The Alma College professor of physics, though, has his eyes set on a specific kind of star — the luminous hot, blue ones found in the spiral arms of galaxies like the Milky Way.
Blue stars are hot, extremely rare, short-lived and massive — as much as 60 times as massive as the Earth’s Sun. There are an estimated 200,000 blue stars in the Milky Way — a drop in the bucket compared to the approximately 400 billion stars in all.
Reed has developed the world’s largest comprehensive database on these hot, blue stars. The database contains more than 60,000 lines of information on the characteristics of close to 19,000 individual stars, including their positions in the sky and photometric and spectral data that are important to astronomers.
“These are stars in the bluish spiral patterns of the galaxy,” says Reed. “The bluish color is due to very high surface temperatures. They are extremely rare and live to only about 20 million years, compared to our sun, which is five billion years old.
“Blue stars have 10 to 60 times the mass of the sun. The more mass a star has, the quicker it goes through its life cycle. After 20 million years, they become supernovas,” he says.

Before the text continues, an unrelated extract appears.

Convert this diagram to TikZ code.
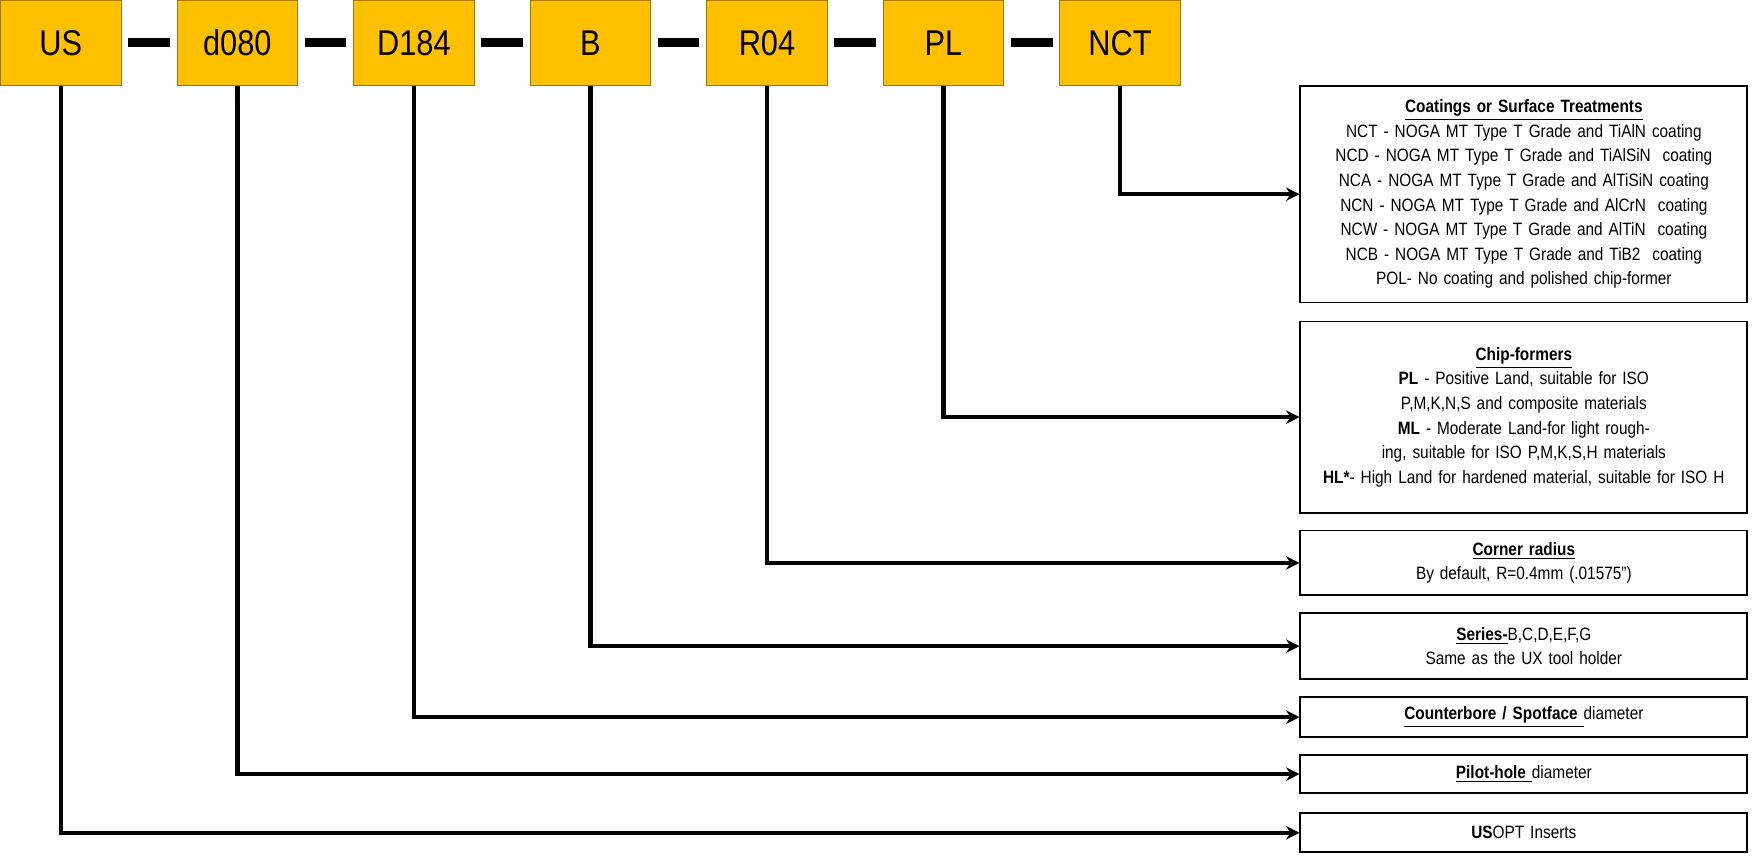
\documentclass[tikz,border=0pt]{standalone}
\usepackage{fontspec}
\setmainfont{Liberation Sans}[FakeStretch=0.86]
\usetikzlibrary{positioning,arrows.meta}
\definecolor{codegold}{HTML}{FFC000}
\definecolor{codeedge}{HTML}{A07800}
\newcommand{\uln}[1]{\underline{\textbf{#1}}}

\begin{document}
\begin{tikzpicture}[x=0.5pt, y=-0.5pt,
    codebox/.style={draw=codeedge, fill=codegold, minimum width=54pt, minimum height=38pt,
        inner sep=0pt, anchor=north west, font=\fontsize{16}{18}\selectfont},
    infobox/.style={draw, thick, anchor=north west, text width=196pt, align=center,
        inner sep=2pt, font=\fontsize{8}{11}\selectfont},
    link/.style={line width=2pt, -{Stealth[length=6pt,width=6pt]}},
    bar/.style={line width=4pt}]

\useasboundingbox (0,0) rectangle (1568,766);

% code letters
\foreach \name/\txt [count=\i from 0] in {us/US, d/d080, dd/D184, b/B, r/R04, pl/PL, nct/NCT}{
    \node[codebox] (\name) at (158*\i,0) {\txt};
}
\foreach \a/\b in {us/d, d/dd, dd/b, b/r, r/pl, pl/nct}{
    \draw[bar] ([xshift=3pt]\a.east) -- ([xshift=-3pt]\b.west);
}

% description boxes
\node[infobox, minimum height=97pt] (coat) at (1163,76) {\uln{Coatings or Surface Treatments}\\
    NCT - NOGA MT Type T Grade and TiAlN coating\\
    NCD - NOGA MT Type T Grade and TiAlSiN\ \ coating\\
    NCA - NOGA MT Type T Grade and AlTiSiN coating\\
    NCN - NOGA MT Type T Grade and AlCrN\ \ coating\\
    NCW - NOGA MT Type T Grade and AlTiN\ \ coating\\
    NCB - NOGA MT Type T Grade and TiB2\ \ coating\\
    POL- No coating and polished chip-former};
\node[infobox, minimum height=85.5pt] (chip) at (1163,287) {\uln{Chip-formers}\\
    \textbf{PL} - Positive Land, suitable for ISO P,M,K,N,S and composite materials\\
    \textbf{ML} - Moderate Land-for light roughing, suitable for ISO P,M,K,S,H materials\\
    \textbf{HL*}- High Land for hardened material, suitable for ISO H};
\node[infobox, minimum height=29pt] (corner) at (1163,474) {\uln{Corner radius}\\
    By default, R=0.4mm (.01575'')};
\node[infobox, minimum height=29.5pt] (series) at (1163,548) {\uln{Series-}B,C,D,E,F,G\\
    Same as the UX tool holder};
\node[infobox, minimum height=18pt] (cbore) at (1163,623) {\uln{Counterbore\ / Spotface\ }diameter};
\node[infobox, minimum height=17pt] (pilot) at (1163,675) {\uln{Pilot-hole\ }diameter};
\node[infobox, minimum height=17.5pt] (usopt) at (1163,727) {\textbf{US}OPT Inserts};

% connectors
\draw[link] (nct.south) |- (coat.west);
\draw[link] (pl.south) |- (chip.west);
\draw[link] (r.south) |- (corner.west);
\draw[link] (b.south) |- (series.west);
\draw[link] (dd.south) |- (cbore.west);
\draw[link] (d.south) |- (pilot.west);
\draw[link] (us.south) |- (usopt.west);

\end{tikzpicture}
\end{document}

Astronomers from all over the world use Reed’s online database, including large groups of blue star researchers in Argentina and France. Blue stars have value in studies of galactic structure and chemistry, regions of star birth, and supernova physics.
Reed has devoted more than 15 years to building the database. He monitors astronomy and physics research journals for new information about blue stars, which he adds to his database on a weekly, if not daily, basis.
“I started as a graduate student, when I realized that nobody has compiled all the information that is known about these stars,” he says. “This project kind of grew on me. Researchers who are interested in these kinds of stars have told me they use the database and publish research articles based on the information in the database.
“Being at a place like Alma College is ideal because I can work on the database while I teach,” he says. “I don’t need vast research grants to continue my work.”
Reed, an Alma faculty member since 1992, teaches a range of courses, from freshman-level physics to senior-level quantum mechanics. He has published more than 80 research papers in peer-reviewed physics and astronomy journals. He has a Ph.D. in physics from the University of Waterloo, Canada.
“One of the things that interested me in astronomy was that it covers the extreme range of physics,” he says. “You need to know about atoms and how they react, and you need to know about processes that happen at the nuclear level. Astronomy integrates various time scales, from the billion year life cycles of stars to the supernova explosions that occur in a single second. It involves an extreme range of physics, motion, time and energy.”
Reed also is the author of a new textbook, Quantum Mechanics, written especially for junior-level students at small colleges. The textbook, which includes 425 pages, 10 chapters, and a 200-page solutions manual, will be published later in 2007.